A volerla buttare in politica si risolverebbe la questione in fretta; sarebbe sufficiente invitare Dario Franceschini a recuperare vecchie posizioni espresse in Europa, a proposito del decreto Bondi, dal suo partito.
.@szampa56 @riotta @LottiLuca Questo era il PD, come me lo ricordavo. Il compenso del vicino è sempre più iniquo. pic.twitter.com/D7MEV7QslD
— C.A. Carnevale-Maffè (@carloalberto) July 23, 2014
Ma la politica, almeno per una volta, non c’entra o c’entra poco. Il sunto più efficace della vicenda lo ha steso Massimo Mantellini a partire dal titolo che dice già tutto:
rimane da chiedersi la ragione di atteggiamenti comunicativi tanto aggressivi da parte del Ministro della Cultura […] stranamente sovrapponibili (anche nei toni) a quelli della SIAE, soggetto in campo in una tenzone nella quale Franceschini dovrebbe essere semplice imparziale arbitro.
La discussione è degenerata in caciara con il puntamento del mirino su Apple. Franceschini aveva twittato che il compenso per copia privata a protezione della libertà degli artisti lo avrebbero pagato i produttori; da Cupertino hanno risposto alzando i prezzi del listino.
Il ministro ha allora parlato di atteggiamento puramente ritorsivo dell’azienda verso i clienti e ha twittato dati di confronto con Francia e Germania, dove un iPhone costa meno; secondo le sigle sindacali dei lavoratori della SIAE, come riferisce il Sole 24 Ore, Apple è colpevole di
mistificazione della realtà mirata a confondere i consumatori e a mantenere inalterati i propri ingenti profitti, spesso realizzati attraverso l’utilizzo di manodopera a basso costo.
Se l’uso di manodopera a basso costo avesse attinenza con l’argomento saremmo a discutere di equo compenso per l’abbigliamento, la raccolta dei pomodori e i call center. Evidentemente si tratta di demagogia, che costa ancora meno.
Invece. Una ricerca commissionata proprio dal ministero mostra come la copia privata sia un fenomeno sotto controllo e circoscritto, prima ancora di entrare nel merito su quanto sia fair use e quanto pirateria.
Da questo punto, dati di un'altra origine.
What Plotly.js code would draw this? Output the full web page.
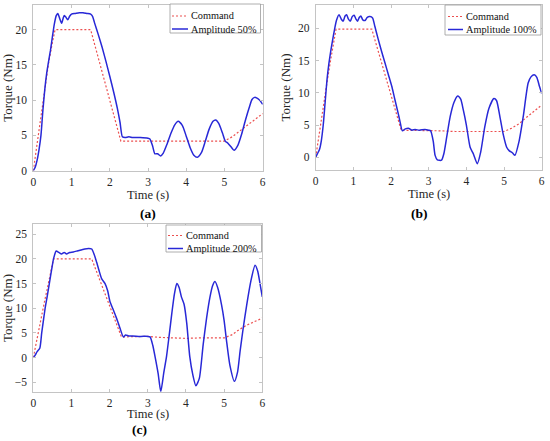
<!DOCTYPE html>
<html>
<head>
<meta charset="utf-8">
<script src="https://cdn.plot.ly/plotly-3.0.1.min.js"></script>
<style>html,body{margin:0;padding:0;background:#fff;}#chart{width:550px;height:441px;}</style>
</head>
<body>
<div id="chart"></div>
<script>
// ---------- Data ----------
const seriesNames = ["Command", "Amplitude 50%", "Amplitude 100%", "Amplitude 200%"];
const panelLabels = ["(a)", "(b)", "(c)"];
const xTickVals = [0, 1, 2, 3, 4, 5, 6];

// Panel (a)
const timeCmdA = [0,0.05,0.1,0.2,0.3,0.4,0.5,0.57,1.0,1.5,2.29,2.6,3.0,3.5,4.0,4.5,5.0,5.2,5.4,5.6,5.8,6.0];
const cmdA     = [0,2,4,8,11.8,15.3,18.2,20,20,20,4.2,4.2,4.2,4.2,4.2,4.2,4.2,4.8,5.6,6.4,7.2,8.1];
const timeA = [0,0.05,0.1,0.15,0.2,0.25,0.3,0.35,0.4,0.45,0.5,0.55,0.6,0.64,0.69,0.74,0.78,0.81,0.85,0.9,0.95,1.0,1.1,1.2,1.3,1.4,1.5,1.55,1.6,1.7,1.8,1.9,2.0,2.1,2.2,2.27,2.33,2.4,2.5,2.6,2.8,3.0,3.05,3.12,3.18,3.25,3.33,3.4,3.5,3.6,3.7,3.79,3.9,4.0,4.1,4.2,4.29,4.4,4.5,4.6,4.7,4.77,4.85,4.95,5.02,5.09,5.17,5.25,5.35,5.45,5.55,5.65,5.72,5.79,5.85,5.9,5.95,6.0];
const torqueA = [0,0.5,1.5,3,5,8.5,11.5,13.8,15.5,17.1,19,20.8,22.0,22.3,21.6,20.9,21.6,22.0,21.8,21.4,21.9,22.2,22.3,22.4,22.4,22.3,22.2,21.9,21.0,19.3,17.5,15.5,13.4,11.2,8.8,6.8,4.8,4.7,4.8,4.7,4.7,4.6,4.5,3.5,2.4,2.4,2.1,2.5,3.8,5.3,6.5,7.0,6.4,4.9,3.3,2.2,1.9,2.6,4.2,5.9,7.0,7.2,6.7,5.3,4.2,3.9,3.4,2.9,3.6,5.2,7.2,9.0,10.1,10.4,10.3,10.1,9.8,9.4];

// Panel (b)
const timeCmdB = [0,0.05,0.1,0.2,0.3,0.4,0.47,0.54,1.0,1.49,2.27,2.6,3.0,3.3,3.7,4.0,4.3,4.6,5.0,5.2,5.4,5.6,5.8,6.0];
const cmdB     = [0,2,4,8,11.6,15.2,17.8,19.85,19.85,19.85,4.2,4.2,4.2,4.1,4.0,4.0,4.1,4.0,4.0,4.5,5.2,6.2,7.2,8.1];
const timeB = [0,0.05,0.1,0.15,0.2,0.25,0.3,0.35,0.4,0.45,0.5,0.55,0.62,0.68,0.73,0.78,0.82,0.87,0.92,0.97,1.02,1.07,1.11,1.16,1.2,1.25,1.31,1.37,1.44,1.51,1.57,1.65,1.75,1.84,1.93,2.02,2.1,2.19,2.24,2.3,2.38,2.46,2.55,2.64,2.75,2.9,3.0,3.05,3.12,3.17,3.23,3.34,3.4,3.48,3.57,3.67,3.77,3.85,3.92,4.0,4.1,4.18,4.29,4.38,4.49,4.6,4.73,4.8,4.89,4.98,5.07,5.14,5.22,5.29,5.4,5.51,5.64,5.72,5.80,5.87,5.94,6.0];
const torqueB = [0,0.6,1.2,2.6,5,8.5,12,14.5,16.5,18.2,19.8,21.2,22.1,21.4,21.1,21.9,22.1,21.4,21.1,21.8,22.0,21.4,21.1,21.7,21.9,21.3,21.2,21.7,21.8,21.6,20.3,18.5,16.4,14.6,12.8,11.0,9.0,6.8,5.5,4.1,4.4,4.5,4.2,4.3,4.2,4.3,4.2,4.1,2.5,0.3,-0.4,-0.45,0.5,3.2,6.3,8.5,9.5,9.0,7.3,5.0,1.55,0.6,-1.0,0.8,4.75,7.6,9.1,8.8,6.3,3.5,1.55,1.0,0.7,0.3,2.5,6.3,11.5,12.5,12.8,12.4,11.0,9.9];

// Panel (c)
const timeCmdC = [0,0.05,0.1,0.2,0.3,0.4,0.47,0.53,1.0,1.53,2.31,2.6,3.0,3.3,3.7,4.0,4.4,4.8,5.0,5.2,5.4,5.6,5.8,6.0];
const cmdC     = [0,2,4,8,11.6,15.2,17.8,20,20,20,4.2,4.3,4.3,4.1,3.9,3.9,4.0,3.9,4.0,4.6,5.7,6.6,7.3,8.0];
const timeC = [0,0.05,0.1,0.17,0.22,0.27,0.31,0.36,0.42,0.48,0.53,0.6,0.67,0.74,0.81,0.87,0.95,1.05,1.15,1.25,1.35,1.45,1.53,1.6,1.66,1.72,1.79,1.88,1.95,2.01,2.1,2.18,2.27,2.36,2.42,2.5,2.6,2.8,3.0,3.06,3.13,3.19,3.27,3.34,3.42,3.49,3.56,3.63,3.7,3.76,3.82,3.88,3.95,4.02,4.1,4.18,4.26,4.35,4.45,4.54,4.63,4.7,4.76,4.83,4.93,5.0,5.06,5.15,5.27,5.35,5.42,5.5,5.59,5.7,5.81,5.88,5.94,6.0];
const torqueC = [0,0.5,1.2,1.9,5,7.8,10,12.2,15,17.8,20,21.6,21.3,21.0,21.3,21.0,21.3,21.4,21.6,21.8,22.0,22.1,22.0,20.8,19.3,17.7,16,15,13.5,11.3,9.6,8,6,4.2,4.6,4.4,4.4,4.3,4.3,4.2,2.5,0.2,-3.2,-6.9,-3,0.2,4.5,9.0,13,15.0,14.2,12.3,10.8,7,0.2,-3.5,-5.7,-4.2,2.6,8,12.3,14.6,15.4,14.2,10.8,7.5,3.6,-1.5,-4.8,-3,1.4,6,10.6,15.5,18.7,17.5,15,12.3];

// ---------- Styles ----------
const FONT = 'Liberation Serif, Times New Roman, Times, serif';
const TEXT = '#262626';
const BOX = '#c4c4c4';
const RED = 'rgb(236,80,80)';
const BLUE = 'rgb(40,40,215)';
const RED_DASH = '2px,2px';
const W = 550, H = 441;
const px = v => v / W;
const py = v => 1 - v / H;

function cmdTrace(x, y, xa, ya) {
  return {x: x, y: y, xaxis: xa, yaxis: ya, type: 'scatter', mode: 'lines',
    name: seriesNames[0], line: {color: RED, width: 1.2, dash: RED_DASH}};
}
function ampTrace(x, y, xa, ya, name) {
  return {x: x, y: y, xaxis: xa, yaxis: ya, type: 'scatter', mode: 'lines',
    name: name, line: {color: BLUE, width: 1.5, shape: 'spline', smoothing: 0.6}};
}

const traces = [
  cmdTrace(timeCmdA, cmdA, 'x', 'y'),
  ampTrace(timeA, torqueA, 'x', 'y', seriesNames[1]),
  cmdTrace(timeCmdB, cmdB, 'x2', 'y2'),
  ampTrace(timeB, torqueB, 'x2', 'y2', seriesNames[2]),
  cmdTrace(timeCmdC, cmdC, 'x3', 'y3'),
  ampTrace(timeC, torqueC, 'x3', 'y3', seriesNames[3])
];

function xAxis(domain, anchor) {
  return {domain: domain, anchor: anchor, range: [0, 6], tickvals: xTickVals,
    ticks: 'inside', ticklen: 3, tickcolor: BOX, showline: true, linecolor: BOX, linewidth: 1,
    mirror: 'ticks', showgrid: false, zeroline: false,
    tickfont: {family: FONT, size: 11.5, color: TEXT}};
}
function yAxis(domain, anchor, range, tickvals) {
  return {domain: domain, anchor: anchor, range: range, tickvals: tickvals,
    ticks: 'inside', ticklen: 3, tickcolor: BOX, showline: true, linecolor: BOX, linewidth: 1,
    mirror: 'ticks', showgrid: false, zeroline: false,
    tickfont: {family: FONT, size: 11.5, color: TEXT}, ticklabelstandoff: 3,
    title: {text: 'Torque (Nm)', font: {family: FONT, size: 13, color: TEXT}, standoff: 4}};
}

// Manual compact legends (MATLAB style)
const shapes = [];
const annotations = [];
function addLegend(box, rowY, lineX0, lineX1, textX, ampName) {
  shapes.push({type: 'rect', xref: 'paper', yref: 'paper', x0: px(box[0]), x1: px(box[1]),
    y0: py(box[3]), y1: py(box[2]), line: {color: '#9a9a9a', width: 0.8}, fillcolor: '#fff', layer: 'above'});
  shapes.push({type: 'line', xref: 'paper', yref: 'paper', x0: px(lineX0), x1: px(lineX1),
    y0: py(rowY[0]), y1: py(rowY[0]), line: {color: RED, width: 1.2, dash: RED_DASH}, layer: 'above'});
  shapes.push({type: 'line', xref: 'paper', yref: 'paper', x0: px(lineX0), x1: px(lineX1),
    y0: py(rowY[1]), y1: py(rowY[1]), line: {color: BLUE, width: 1.5}, layer: 'above'});
  [seriesNames[0], ampName].forEach((t, i) => annotations.push({text: t, xref: 'paper', yref: 'paper',
    x: px(textX), y: py(rowY[i]), xanchor: 'left', yanchor: 'middle', showarrow: false,
    font: {family: FONT, size: 10.3, color: '#111'}}));
}
addLegend([170, 260.5, 4, 33], [16, 29], 172, 188, 189, seriesNames[1]);
addLegend([445, 541, 5, 35], [16.5, 29.5], 448, 463, 464, seriesNames[2]);
addLegend([166, 261.5, 225, 252], [235.5, 248.5], 168, 183, 184, seriesNames[3]);

// x-axis titles and panel labels
[[148, 194.5], [429, 194], [148, 413.5]].forEach(p => annotations.push({text: 'Time (s)', xref: 'paper', yref: 'paper',
  x: px(p[0]), y: py(p[1]), xanchor: 'center', yanchor: 'middle', showarrow: false,
  font: {family: FONT, size: 12.5, color: TEXT}}));
[[148, 213.5], [419, 213], [139, 429]].forEach((p, i) => annotations.push({text: '<b>' + panelLabels[i] + '</b>',
  xref: 'paper', yref: 'paper', x: px(p[0]), y: py(p[1]), xanchor: 'center', yanchor: 'middle', showarrow: false,
  font: {family: FONT, size: 13.5, color: '#000'}}));

const layout = {
  width: W, height: H,
  margin: {l: 0, r: 0, t: 0, b: 0},
  paper_bgcolor: '#fff', plot_bgcolor: '#fff',
  showlegend: false,
  xaxis: xAxis([px(33.3), px(262.7)], 'y'),
  yaxis: yAxis([py(170.7), py(5)], 'x', [0, 23.5], [0,5,10,15,20]),
  xaxis2: xAxis([px(315.7), px(541.7)], 'y2'),
  yaxis2: yAxis([py(170), py(5)], 'x2', [-1.97, 23.6], [0,5,10,15,20]),
  xaxis3: xAxis([px(33.3), px(262.3)], 'y3'),
  yaxis3: yAxis([py(391.7), py(224.3)], 'x3', [-6.9, 27], [-5,0,5,10,15,20,25]),
  shapes: shapes,
  annotations: annotations
};

Plotly.newPlot('chart', traces, layout, {displayModeBar: false, staticPlot: true});
</script>
</body>
</html>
Prima dell’aumento, l’Italia incassava secondo il Sole equo compenso per copia privata in misura di 1,38 euro pro capite, contro i 2,96 euro della Francia e i 0,37 euro della Germania.
Il presidente di Confindustria digitale Elio Catania stima che, dopo l’aumento, gli incassi raggiungeranno i 157 milioni di euro nel 2014, in aumento del 150 percento sul 2013. Profitti ingenti che non rimarranno affatto inalterati ma schizzeranno verso l’alto. Generati da “manodopera” che neanche a basso costo; è obbligata a pagare.
In tutto questo c’è un elemento comunque positivo. Se se ne occupa il ministro, vuol dire che gli smartphone sono Beni Culturali. Con l’arretratezza digitale che soffriamo, è qualcosa.